The Personal Property Securities Register (PPSR) is an official government register in Australia that provides a single national system for registering security interests in personal property. Understanding the PPSR and utilising it effectively is crucial for businesses in various ways. Here’s a breakdown of what the PPSR is and why it’s important for your business:

What is the PPSR?

  1. Definition: The PPSR is an online register where individuals and businesses can register their security interests in personal property. Personal property includes tangible assets like cars, machinery, and stock, as well as intangible assets like intellectual property and accounts receivable. It does not include real estate.
  2. Security Interest: A security interest is a right in personal property that secures payment or performance of an obligation. This is commonly seen in situations like loans, where collateral is offered against the debt.
  3. Legal Framework: The PPSR operates under the Personal Property Securities Act 2009 (PPSA), which provides the legal framework governing security interests in personal property.

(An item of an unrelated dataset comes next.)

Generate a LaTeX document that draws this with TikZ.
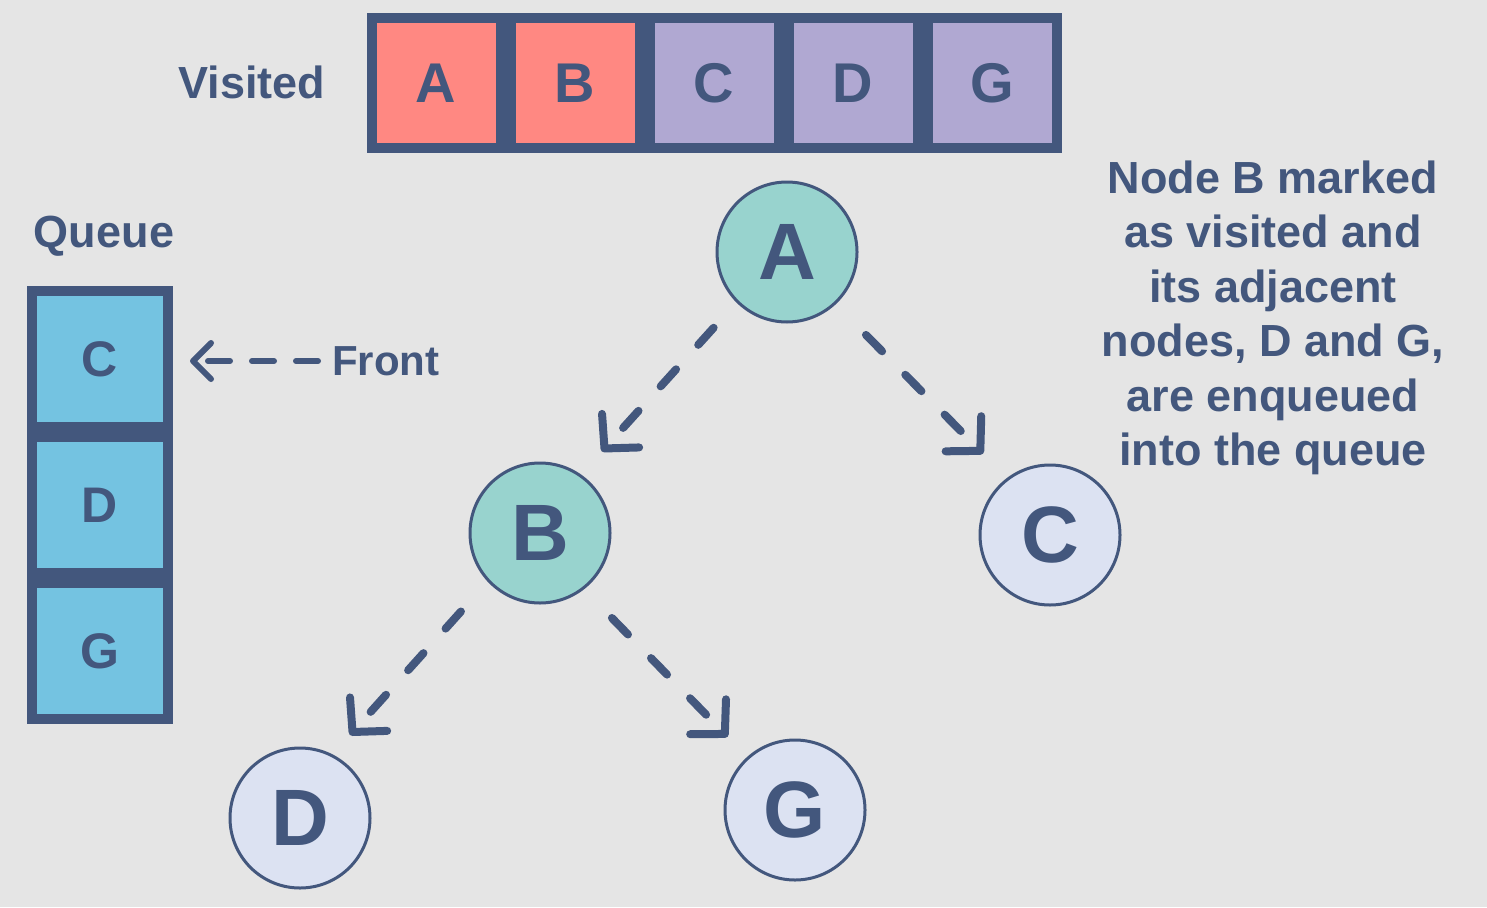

Why is it Important for Your Business?

  1. Securing Your Interests: If your business lends money or supplies goods on credit, registering your interest on the PPSR helps ensure you have a legal claim to the collateral if your customer defaults or goes bankrupt. It’s a way of prioritising your debt over others.
  2. Buying and Selling: When buying used goods, checking the PPSR can tell you if those goods are encumbered (i.e., subject to a security interest by another party). This check is crucial to avoid purchasing goods that might be repossessed.
  3. Protection in Insolvency: In the event of a debtor’s insolvency, having a registered security interest can place you ahead of unsecured creditors when assets are being distributed.
  4. Risk Management: Registering on the PPSR can be a part of effective risk management, ensuring that your interests are legally protected and reducing potential financial losses.
  5. Leasing and Bailment: If your business involves leasing, renting out, or bailing goods, registering these interests can protect your rights to the goods.
  6. Funding and Financing: Businesses often use their assets as collateral to secure funding. Proper registration of these assets on the PPSR can make obtaining finance easier and potentially more favourable.

How to Use the PPSR

The PPSR is a critical tool for businesses in Australia. It plays a key role in securing financial interests, managing risks, and making informed decisions in commercial transactions. Effective use of the PPSR can protect a business from significant financial losses and legal disputes, making it an essential aspect of business operations in Australia.